В преддверии перемен. Беседа с Питером Айзенманом
- Архитектура
- Объект
информация:
-
что:
Город культуры Галисии -
где:
США. Нью-Йорк -
архитектор:
Питер Айзенман
Питер Айзенман родился в 1932 году в Ньюарке, штат Нью-Джерси. Его отец был инженером-химиком, а мать – домохозяйкой. Он учился в трех университетах: Корнельском, Колумбийском и Кембриджском в Оксфорде, где в 1963 году получил докторскую степень...
В середине 60-х Питер Айзенман был членом знаменитого творческого союза "New York Five" вместе с Ричардом Майером, Джоном Хейдуком, Чарльзом Гуатмеем и Майклом Грейвсом. Самостоятельные проекты этой экспериментальной пятерки базировались на теории и артистизме Ле Корбюзье и оказали заметное влияние на архитекторов всего мира.

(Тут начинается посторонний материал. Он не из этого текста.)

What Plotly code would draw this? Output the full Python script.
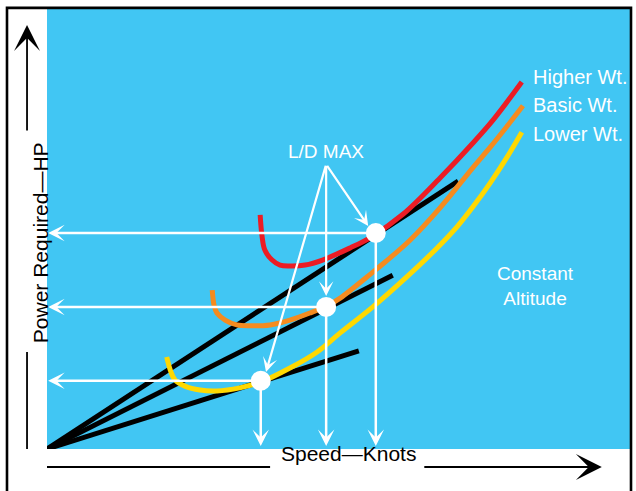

Многие годы Айзенман глубоко погружался в мало кому доступную чистую теорию, преподавал в самых престижных университетах мира, издавал критичный журнал "Оппозиции" и даже основал научно-исследовательский Институт архитектуры и урбанизма в Нью-Йорке. В 1980 году архитектор открыл профессиональную мастерскую с неправдоподобной для теоретика целью – строить. Головокружительную архитектуру его стадионов, офисных зданий, музеев и выставочных комплексов можно увидеть сегодня в Америке, Европе и Азии. В его послужном списке много побед в международных конкурсах и престижных наград, включая Золотого льва за заслуги в архитектуре, которого Айзенман был удостоен на IX Международной архитектурной биеннале в Венеции в 2004 году.
Айзенман принес в архитектуру идеи деконструктивизма, которые возникли в результате его сотрудничества с Жаком Дерридой, французским философом и автором этого направления. В 1988 году Айзенман участвовал в хрестоматийной выставке "Деконструктивистская архитектура", организованной Филипом Джонсоном и Марком Уигли в нью-йоркском Музее современного искусства (МоМА). С тех пор этот термин прижился, а выставка стала своеобразным благословением и дала мощный импульс развитию нового движения. Характерные черты деконструктивизма – фрагментарные абстрактные формы, взрывчатые коллажные композиции и динамичные ломаные линии.
Среди прочего архитектор работает сегодня над проектом Города Культуры Галиции в Сантьяго-де-Компостела, заказанным министерством культуры этого региона. Комплекс площадью в сто тысяч квадратных метров и с бюджетом в полмиллиарда долларов возводится по проекту, который победил в международном архитектурном конкурсе. Айзенман выиграл его в 1999 году у таких соперников, как Рэм Кулхаас, Даниель Либескинд, Жан Нувель, Доменик Перро и другие суперзвезды.
Комплекс образуют три пары зданий: Музей истории Галиции и Исследовательский центр, Музыкальный театр и Административный Центр, Национальная библиотека Галиции и Национальный архив Галиции. Сегодня объекты Культурного города находятся на разных стадиях строительства, а здание Архива полностью закончено и уже функционирует.
Владимир Белоголовский: Многие ваши проекты основываются на отказе Дерриды от идеи абсолютного начала…
Питер Айзенман: Деррида сказал: "Не существует абсолютного начала."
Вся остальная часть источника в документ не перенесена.